** Begin Collected material **
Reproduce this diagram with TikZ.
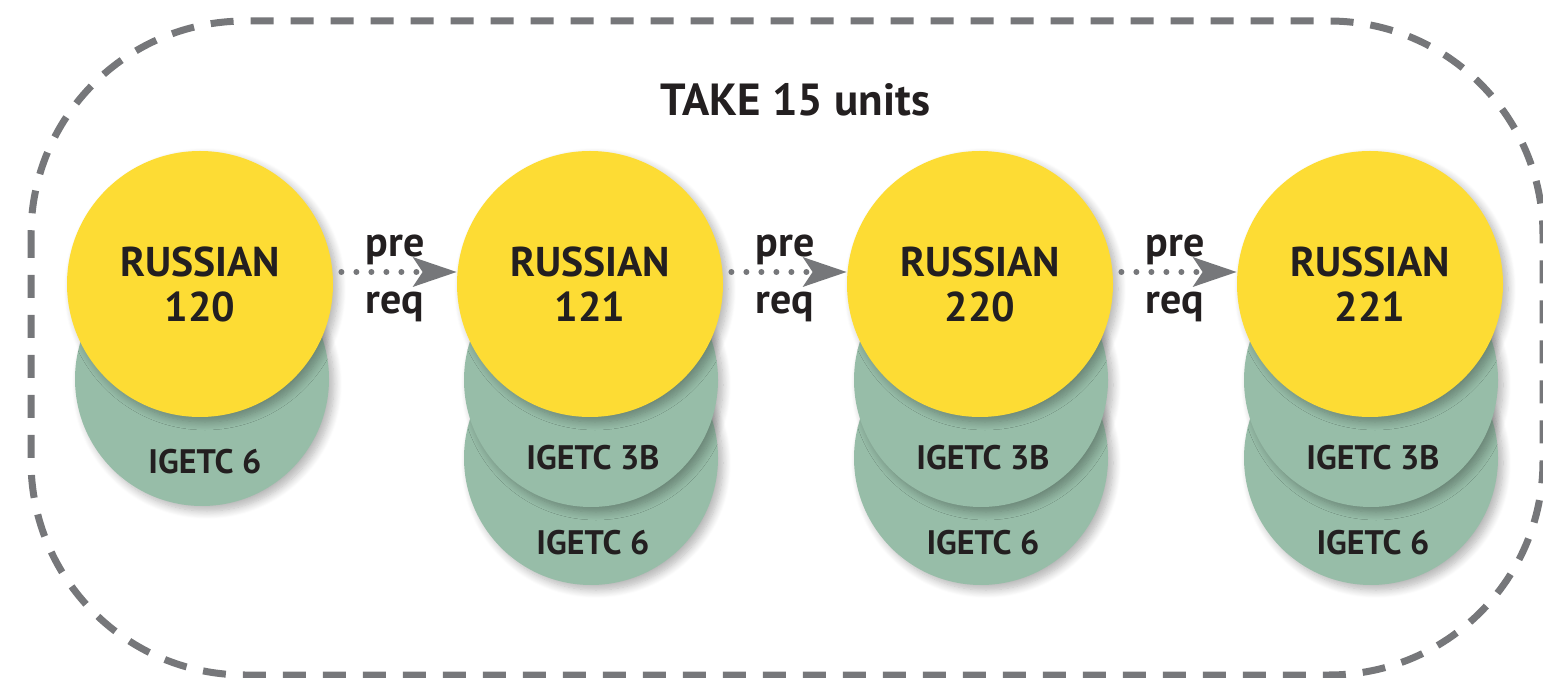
\documentclass[tikz,border=0pt]{standalone}
\usepackage{fontspec}
\setmainfont{PT Sans}
\usetikzlibrary{arrows.meta,shadows.blur}
\definecolor{cyellow}{HTML}{FDDC34}
\definecolor{cgreen}{HTML}{97BDA8}
\definecolor{cgray}{HTML}{76777A}
\definecolor{ctext}{HTML}{231F20}
\tikzset{
  course/.style={circle, fill=cyellow, minimum size=133pt, inner sep=0pt, text=ctext,
    font=\bfseries\fontsize{20.8}{22.5}\selectfont, align=center,
    blur shadow={shadow xshift=2.5pt, shadow yshift=-2.5pt, shadow blur steps=10, shadow opacity=30, shadow blur radius=4pt}},
  igetc/.style={circle, fill=cgreen, minimum size=127pt, inner sep=0pt,
    blur shadow={shadow xshift=2.5pt, shadow yshift=-2.5pt, shadow blur steps=10, shadow opacity=30, shadow blur radius=4pt}},
  igetclabel/.style={text=ctext, font=\bfseries\fontsize{17}{18}\selectfont, inner sep=0pt},
  prereq/.style={cgray, line width=3pt, line cap=round, dash pattern=on 0pt off 7.5pt,
    -{Stealth[length=22pt, width=15pt, inset=5pt, line width=0pt, round=false]}, shorten <=4pt},
  prelabel/.style={text=ctext, font=\bfseries\fontsize{21}{22}\selectfont, inner sep=0pt},
  boundary/.style={cgray, line width=3.5pt, dash pattern=on 11.5pt off 8.5pt, rounded corners=107pt}
}
\begin{document}
\begin{tikzpicture}[x=0.5pt, y=-0.5pt]
\useasboundingbox (0,0) rectangle (1543,678);
\draw[boundary] (31,21) rectangle (1543,675);
\node[text=ctext, font=\bfseries\fontsize{22.5}{24}\selectfont] (title) at (795,100) {TAKE 15 units};
% column 1
\node[igetc] (g1) at (202,379) {};
\node[course] (y1) at (200,284) {RUSSIAN\\120};
\node[igetclabel] (g1t) at (205,462) {IGETC 6};
% columns 2-4
\foreach \i/\x/\n in {2/590/121, 3/980/220, 4/1370/221} {
  \node[igetc] (gb\i) at (\x+1,458) {};
  \node[igetc] (ga\i) at (\x+1,380) {};
  \node[course] (y\i) at (\x,284) {RUSSIAN\\\n};
  \node[igetclabel] (gat\i) at (\x+3,458) {IGETC 3B};
  \node[igetclabel] (gbt\i) at (\x+3,543) {IGETC 6};
}
\foreach \a/\b in {1/2, 2/3, 3/4} {
  \draw[prereq] ([yshift=6pt]y\a.east) -- ([yshift=6pt]y\b.west)
    node[midway, yshift=11pt, prelabel] (pre\a) {pre}
    node[midway, yshift=-17.5pt, prelabel] (req\a) {req};
}
\end{tikzpicture}
\end{document}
** End Collected material **
Your goal — Quote the material word for word, dropping any images it holds.

Reply —
Reproduce this diagram with TikZ.
\documentclass[tikz,border=0pt]{standalone}
\usepackage{fontspec}
\setmainfont{PT Sans}
\usetikzlibrary{arrows.meta,shadows.blur}
\definecolor{cyellow}{HTML}{FDDC34}
\definecolor{cgreen}{HTML}{97BDA8}
\definecolor{cgray}{HTML}{76777A}
\definecolor{ctext}{HTML}{231F20}
\tikzset{
  course/.style={circle, fill=cyellow, minimum size=133pt, inner sep=0pt, text=ctext,
    font=\bfseries\fontsize{20.8}{22.5}\selectfont, align=center,
    blur shadow={shadow xshift=2.5pt, shadow yshift=-2.5pt, shadow blur steps=10, shadow opacity=30, shadow blur radius=4pt}},
  igetc/.style={circle, fill=cgreen, minimum size=127pt, inner sep=0pt,
    blur shadow={shadow xshift=2.5pt, shadow yshift=-2.5pt, shadow blur steps=10, shadow opacity=30, shadow blur radius=4pt}},
  igetclabel/.style={text=ctext, font=\bfseries\fontsize{17}{18}\selectfont, inner sep=0pt},
  prereq/.style={cgray, line width=3pt, line cap=round, dash pattern=on 0pt off 7.5pt,
    -{Stealth[length=22pt, width=15pt, inset=5pt, line width=0pt, round=false]}, shorten <=4pt},
  prelabel/.style={text=ctext, font=\bfseries\fontsize{21}{22}\selectfont, inner sep=0pt},
  boundary/.style={cgray, line width=3.5pt, dash pattern=on 11.5pt off 8.5pt, rounded corners=107pt}
}
\begin{document}
\begin{tikzpicture}[x=0.5pt, y=-0.5pt]
\useasboundingbox (0,0) rectangle (1543,678);
\draw[boundary] (31,21) rectangle (1543,675);
\node[text=ctext, font=\bfseries\fontsize{22.5}{24}\selectfont] (title) at (795,100) {TAKE 15 units};
% column 1
\node[igetc] (g1) at (202,379) {};
\node[course] (y1) at (200,284) {RUSSIAN\\120};
\node[igetclabel] (g1t) at (205,462) {IGETC 6};
% columns 2-4
\foreach \i/\x/\n in {2/590/121, 3/980/220, 4/1370/221} {
  \node[igetc] (gb\i) at (\x+1,458) {};
  \node[igetc] (ga\i) at (\x+1,380) {};
  \node[course] (y\i) at (\x,284) {RUSSIAN\\\n};
  \node[igetclabel] (gat\i) at (\x+3,458) {IGETC 3B};
  \node[igetclabel] (gbt\i) at (\x+3,543) {IGETC 6};
}
\foreach \a/\b in {1/2, 2/3, 3/4} {
  \draw[prereq] ([yshift=6pt]y\a.east) -- ([yshift=6pt]y\b.west)
    node[midway, yshift=11pt, prelabel] (pre\a) {pre}
    node[midway, yshift=-17.5pt, prelabel] (req\a) {req};
}
\end{tikzpicture}
\end{document}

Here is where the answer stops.